September 9, 2016
You’ve got your product and you know your market. All you need to do now is get your business started. But in the complicated world of federal and state incorporation, how does a business that’s just getting started make sure to avoid problems and legal issues later on?
Here’s a quick primer on the legal documents for startups that can get your business off and running.
Articles of Incorporation or Corporate Charter
Once you’ve decided which type of business you’ll be registering, this is your next step. Articles of Incorporation or a Corporate Charter is a document written by a corporation’s founders and filed with a U.S. state that details all relevant information about the business. This includes the company’s name, address, objectives, planned business intentions and structure. The Articles of Incorporation or Corporate Charter are filed with the state government. Once approved, the corporation is born, and legally entitled to commence business activities. Articles of Incorporation may also be called “Articles of Association” or “Certificate of Incorporation”.
Operating Agreement (or Founders Agreement)
When multiple people or parties are coming together to start a company, an Operating Agreement or Founders Agreement is essential. This document outlines four key areas: ownership, decision-making, responsibilities and operating procedures. A strong Founders Agreement delineates who owns what percentage of a company, the roles and responsibilities of all founders, the process if/when a founder moves on, and how key decisions are made.
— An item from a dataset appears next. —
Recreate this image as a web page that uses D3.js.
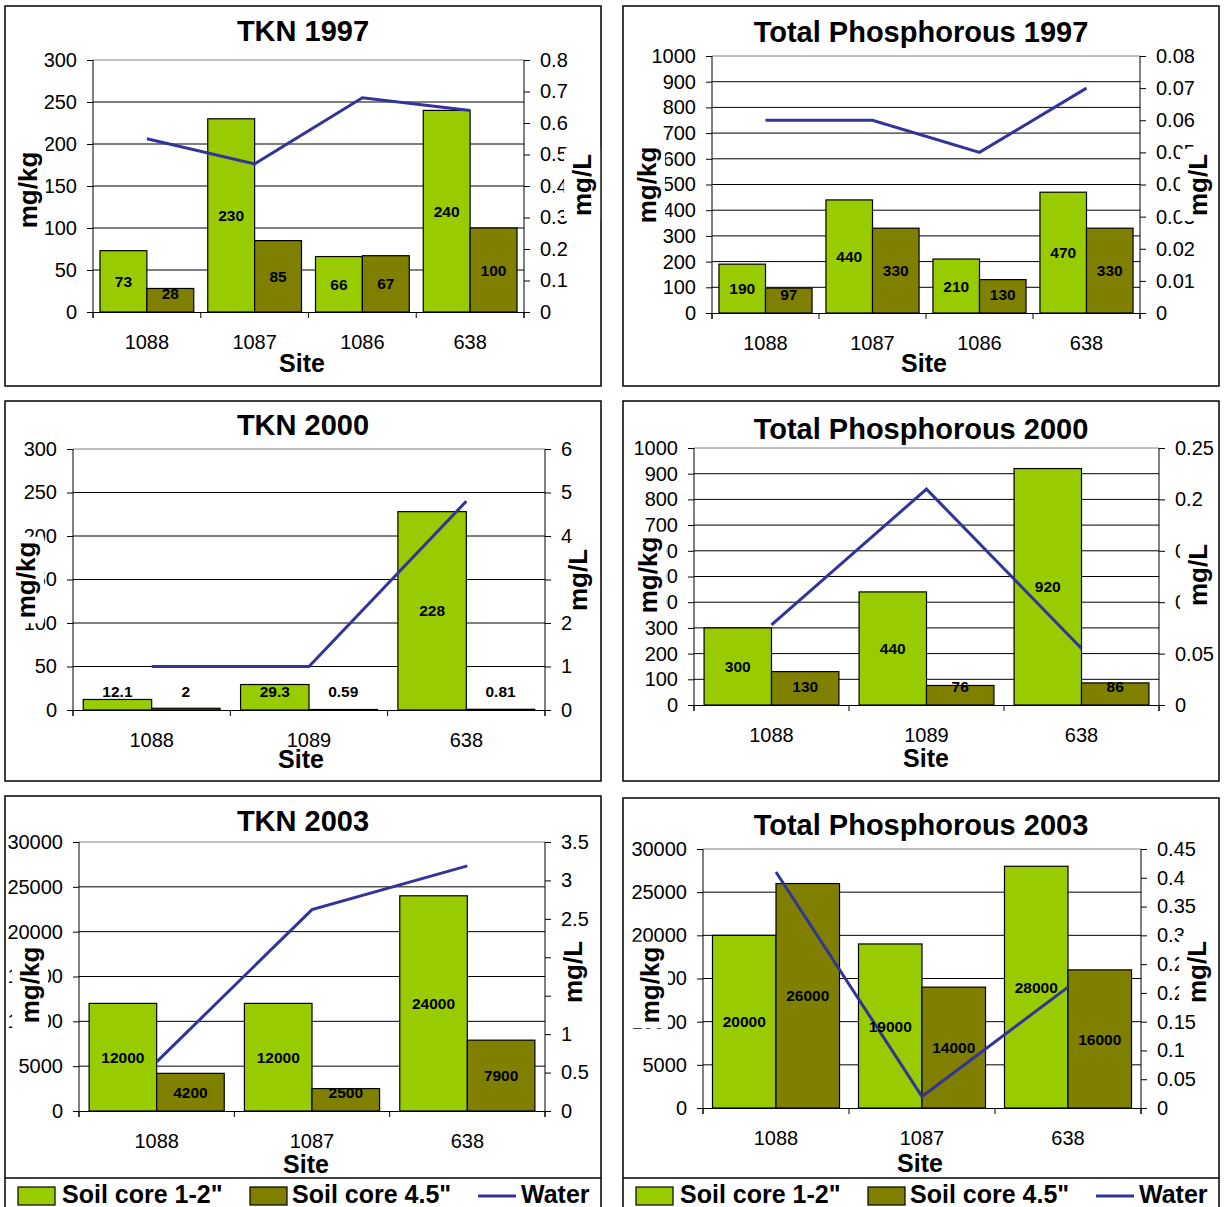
<!DOCTYPE html>
<html><head><meta charset="utf-8">
<script src="https://cdn.jsdelivr.net/npm/d3@7"></script>
<style>
body{margin:0;background:#fff}
text{font-family:"Liberation Sans",Arial,sans-serif;fill:#000}
</style>
</head><body>
<script>
// ---------------- DATA ----------------
const seriesNames = ["Soil core 1-2\"", "Soil core 4.5\"", "Water"];

const tkn1997Sites = ["1088", "1087", "1086", "638"];
const tkn1997Soil12 = [73, 230, 66, 240];
const tkn1997Soil45 = [28, 85, 67, 100];
const tkn1997Water = [0.55, 0.47, 0.68, 0.64];
const tkn1997LeftTicks = [0, 50, 100, 150, 200, 250, 300];
const tkn1997RightTicks = [0, 0.1, 0.2, 0.3, 0.4, 0.5, 0.6, 0.7, 0.8];

const tp1997Sites = ["1088", "1087", "1086", "638"];
const tp1997Soil12 = [190, 440, 210, 470];
const tp1997Soil45 = [97, 330, 130, 330];
const tp1997Water = [0.06, 0.06, 0.05, 0.07];
const tp1997LeftTicks = [0, 100, 200, 300, 400, 500, 600, 700, 800, 900, 1000];
const tp1997RightTicks = [0, 0.01, 0.02, 0.03, 0.04, 0.05, 0.06, 0.07, 0.08];

const tkn2000Sites = ["1088", "1089", "638"];
const tkn2000Soil12 = [12.1, 29.3, 228];
const tkn2000Soil45 = [2, 0.59, 0.81];
const tkn2000Water = [1.0, 1.0, 4.8];
const tkn2000LeftTicks = [0, 50, 100, 150, 200, 250, 300];
const tkn2000RightTicks = [0, 1, 2, 3, 4, 5, 6];

const tp2000Sites = ["1088", "1089", "638"];
const tp2000Soil12 = [300, 440, 920];
const tp2000Soil45 = [130, 76, 86];
const tp2000Water = [0.078, 0.21, 0.055];
const tp2000LeftTicks = [0, 100, 200, 300, 400, 500, 600, 700, 800, 900, 1000];
const tp2000RightTicks = [0, 0.05, 0.1, 0.15, 0.2, 0.25];

const tkn2003Sites = ["1088", "1087", "638"];
const tkn2003Soil12 = [12000, 12000, 24000];
const tkn2003Soil45 = [4200, 2500, 7900];
const tkn2003Water = [0.64, 2.62, 3.19];
const tkn2003LeftTicks = [0, 5000, 10000, 15000, 20000, 25000, 30000];
const tkn2003RightTicks = [0, 0.5, 1, 1.5, 2, 2.5, 3, 3.5];

const tp2003Sites = ["1088", "1087", "638"];
const tp2003Soil12 = [20000, 19000, 28000];
const tp2003Soil45 = [26000, 14000, 16000];
const tp2003Water = [0.41, 0.02, 0.21];
const tp2003LeftTicks = [0, 5000, 10000, 15000, 20000, 25000, 30000];
const tp2003RightTicks = [0, 0.05, 0.1, 0.15, 0.2, 0.25, 0.3, 0.35, 0.4, 0.45];

// ---------------- STYLE ----------------
const GREEN = "#99CC00", OLIVE = "#808000", LINE = "#333399";
const FONT = '"Liberation Sans",Arial,sans-serif';

const svg = d3.select("body").append("svg").attr("width", 1225).attr("height", 1207);
svg.append("rect").attr("width", 1225).attr("height", 1207).attr("fill", "#fff");

const panels = [
  {title: "TKN 1997", sites: tkn1997Sites, s12: tkn1997Soil12, s45: tkn1997Soil45, water: tkn1997Water,
   lt: tkn1997LeftTicks, rt: tkn1997RightTicks,
   frame: [5, 6, 601, 386], plot: [93, 60, 524, 312], titleY: 41, site: [302, 372], leftT: [28, 190], rightT: [582, 185], legend: false},
  {title: "Total Phosphorous 1997", sites: tp1997Sites, s12: tp1997Soil12, s45: tp1997Soil45, water: tp1997Water,
   lt: tp1997LeftTicks, rt: tp1997RightTicks,
   frame: [623, 6, 1219, 386], plot: [712, 56, 1140, 313], titleY: 42, site: [924, 372], leftT: [647, 185], rightT: [1198, 185], legend: false},
  {title: "TKN 2000", sites: tkn2000Sites, s12: tkn2000Soil12, s45: tkn2000Soil45, water: tkn2000Water,
   lt: tkn2000LeftTicks, rt: tkn2000RightTicks,
   frame: [5, 401, 601, 781], plot: [73, 449, 545, 710], titleY: 435, site: [301, 768], leftT: [26, 580], rightT: [578, 580], legend: false},
  {title: "Total Phosphorous 2000", sites: tp2000Sites, s12: tp2000Soil12, s45: tp2000Soil45, water: tp2000Water,
   lt: tp2000LeftTicks, rt: tp2000RightTicks,
   frame: [623, 401, 1219, 781], plot: [694, 448, 1159, 705], titleY: 439, site: [926, 767], leftT: [648, 575], rightT: [1198, 575], legend: false},
  {title: "TKN 2003", sites: tkn2003Sites, s12: tkn2003Soil12, s45: tkn2003Soil45, water: tkn2003Water,
   lt: tkn2003LeftTicks, rt: tkn2003RightTicks,
   frame: [5, 796, 601, 1230], plot: [79, 842, 545, 1111], titleY: 831, site: [306, 1173], leftT: [30, 985], rightT: [573, 972], legend: true},
  {title: "Total Phosphorous 2003", sites: tp2003Sites, s12: tp2003Soil12, s45: tp2003Soil45, water: tp2003Water,
   lt: tp2003LeftTicks, rt: tp2003RightTicks,
   frame: [623, 798, 1219, 1230], plot: [703, 849, 1141, 1108], titleY: 835, site: [920, 1172], leftT: [650, 985], rightT: [1197, 972], legend: true}
];

function axisTitle(g, text, cx, cy) {
  const tg = g.append("g").attr("transform", `translate(${cx},${cy}) rotate(-90)`);
  const rect = tg.append("rect").attr("fill", "#fff");
  const t = tg.append("text").attr("text-anchor", "middle").attr("dy", "0.35em")
    .style("font-size", "26px").style("font-weight", "bold").text(text);
  const bb = t.node().getBBox();
  rect.attr("x", bb.x - 5).attr("y", bb.y - 3).attr("width", bb.width + 10).attr("height", bb.height + 6);
}

panels.forEach(p => {
  const g = svg.append("g");
  const [fx0, fy0, fx1, fy1] = p.frame;
  g.append("rect").attr("x", fx0).attr("y", fy0).attr("width", fx1 - fx0).attr("height", fy1 - fy0)
    .attr("fill", "#fff").attr("stroke", "#000").attr("stroke-width", 1.5);

  const [l, t, r, b] = p.plot;
  const x = d3.scaleBand().domain(p.sites).range([l, r]);
  const yL = d3.scaleLinear().domain([0, d3.max(p.lt)]).range([b, t]);
  const yR = d3.scaleLinear().domain([0, d3.max(p.rt)]).range([b, t]);

  // title
  g.append("text").attr("x", (fx0 + fx1) / 2).attr("y", p.titleY).attr("text-anchor", "middle")
    .style("font-size", "29px").style("font-weight", "bold").text(p.title);

  // gridlines
  g.append("g").selectAll("line").data(p.lt.filter(v => v > 0)).join("line")
    .attr("x1", l).attr("x2", r).attr("y1", d => yL(d)).attr("y2", d => yL(d))
    .attr("stroke", d => d === d3.max(p.lt) ? "#808080" : "#000").attr("stroke-width", 1);

  // bars
  const bw = x.bandwidth() * 0.435;
  const rows = p.sites.map((s, i) => ({site: s, a: p.s12[i], c: p.s45[i], w: p.water[i]}));
  const barData = [];
  rows.forEach(d => {
    const cx = x(d.site) + x.bandwidth() / 2;
    barData.push({x: cx - bw, v: d.a, fill: GREEN});
    barData.push({x: cx, v: d.c, fill: OLIVE});
  });
  g.append("g").selectAll("rect").data(barData).join("rect")
    .attr("x", d => d.x).attr("width", bw)
    .attr("y", d => yL(d.v)).attr("height", d => b - yL(d.v))
    .attr("fill", d => d.fill).attr("stroke", "#000").attr("stroke-width", 1.2);

  // axes
  const la = g.append("g").attr("transform", `translate(${l},0)`)
    .call(d3.axisLeft(yL).tickValues(p.lt).tickSize(6).tickSizeOuter(0).tickPadding(10).tickFormat(d => String(d)));
  la.select(".domain").remove();
  la.selectAll("text").style("font-size", "20px").style("font-family", FONT);
  la.selectAll("line").attr("stroke", "#000");
  g.append("line").attr("x1", l).attr("x2", l).attr("y1", t).attr("y2", b + 6).attr("stroke", "#000");

  const ra = g.append("g").attr("transform", `translate(${r},0)`)
    .call(d3.axisRight(yR).tickValues(p.rt).tickSize(6).tickSizeOuter(0).tickPadding(10).tickFormat(d => String(d)));
  ra.select(".domain").remove();
  ra.selectAll("text").style("font-size", "20px").style("font-family", FONT);
  ra.selectAll("line").attr("stroke", "#000");
  g.append("line").attr("x1", r).attr("x2", r).attr("y1", t).attr("y2", b + 6).attr("stroke", "#000");

  const ba = g.append("g").attr("transform", `translate(0,${b})`)
    .call(d3.axisBottom(x).tickSize(0).tickPadding(23));
  ba.select(".domain").attr("stroke", "#000");
  ba.selectAll("text").style("font-size", "20px").style("font-family", FONT);
  // boundary ticks
  const bounds = p.sites.map(s => x(s)).concat([r]);
  g.append("g").selectAll("line").data(bounds).join("line")
    .attr("x1", d => d).attr("x2", d => d).attr("y1", b).attr("y2", b + 6).attr("stroke", "#000");

  // water line
  const line = d3.line().x(d => x(d.site) + x.bandwidth() / 2).y(d => yR(d.w));
  g.append("path").datum(rows).attr("d", line).attr("fill", "none")
    .attr("stroke", LINE).attr("stroke-width", 3).attr("stroke-linejoin", "miter");

  // data labels
  g.append("g").selectAll("text").data(barData).join("text")
    .attr("x", d => d.x + bw / 2)
    .attr("y", d => Math.min((yL(d.v) + b) / 2, b - 19))
    .attr("dy", "0.36em").attr("text-anchor", "middle")
    .style("font-size", "15.5px").style("font-weight", "bold")
    .text(d => String(d.v));

  // x title
  g.append("text").attr("x", p.site[0]).attr("y", p.site[1]).attr("text-anchor", "middle")
    .style("font-size", "25px").style("font-weight", "bold").text("Site");

  // axis titles
  axisTitle(g, "mg/kg", p.leftT[0], p.leftT[1]);
  axisTitle(g, "mg/L", p.rightT[0], p.rightT[1]);

  // legend
  if (p.legend) {
    const ly = 1178;
    g.append("line").attr("x1", fx0).attr("x2", fx1).attr("y1", ly).attr("y2", ly).attr("stroke", "#000").attr("stroke-width", 1.5);
    const items = [
      {type: "rect", fill: GREEN, sx: 13, tx: 57, name: seriesNames[0]},
      {type: "rect", fill: OLIVE, sx: 245, tx: 287, name: seriesNames[1]},
      {type: "line", fill: LINE, sx: 473, tx: 516, name: seriesNames[2]}
    ];
    const lg = g.append("g");
    items.forEach(it => {
      if (it.type === "rect") {
        lg.append("rect").attr("x", fx0 + it.sx).attr("y", 1187).attr("width", 37).attr("height", 18)
          .attr("fill", it.fill).attr("stroke", "#000").attr("stroke-width", 1.2);
      } else {
        lg.append("line").attr("x1", fx0 + it.sx).attr("x2", fx0 + it.sx + 38).attr("y1", 1196).attr("y2", 1196)
          .attr("stroke", it.fill).attr("stroke-width", 3);
      }
      lg.append("text").attr("x", fx0 + it.tx).attr("y", 1203)
        .style("font-size", "25px").style("font-weight", "bold").text(it.name);
    });
  }
});
</script>
</body></html>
Of all the legal documents for startups listed here, this one’s unavoidable: A crystal clear agreement makes the operating process of a new business smooth and helps avoid conflict and problems later on.
Intellectual Property (IP) Assignment Agreement
This is one of the most important documents for start-ups who are selling their unique ideas and technologies with the world. An Intellectual Property Agreement defines how a company’s intellectual property is used and transferred, particularly when different people and groups are working together. An Intellectual Property Agreement delineates the rights and responsibilities and protections for each party. There are two types of Intellectual Property Assignment Agreements to consider: Technology Assignment Agreements and Invention Assignment Agreements.
A Corporation’s bylaws detail operating procedures on a day-to-day basis. What is required in a corporation’s bylaws may different from state to state, but generally speaking, the bylaws should be consistent with the Articles of Incorporation. Bylaws often include the rights and powers of directors, officers and shareholders, including nomination and election processes. Bylaws also govern how to settle disputes within a corporation.
A non-disclosure agreement provides protection for the business that is just getting started. Sometimes called proprietary information agreements (PIA), confidential disclosure agreements (CDA) or confidentiality agreements (CA), a non-disclosure agreement is a legal document that governs the use and restrictions of confidential information relating to a company. It is particularly important when a business is considering working with another company, individual or partnership, including hiring independent contractors and employees.
A company’s shareholder agreement is a document that describes the rights and obligations of a company’s shareholders. This includes regulations surrounding the relationship with shareholders and company management. It also details the agreement regarding ownership shares, and shareholder protection and privileges.
With these six legal documents for startups in mind, you’ll be able to pinpoint which ones you have in hand and which ones you’ll need to draft soon. Good luck!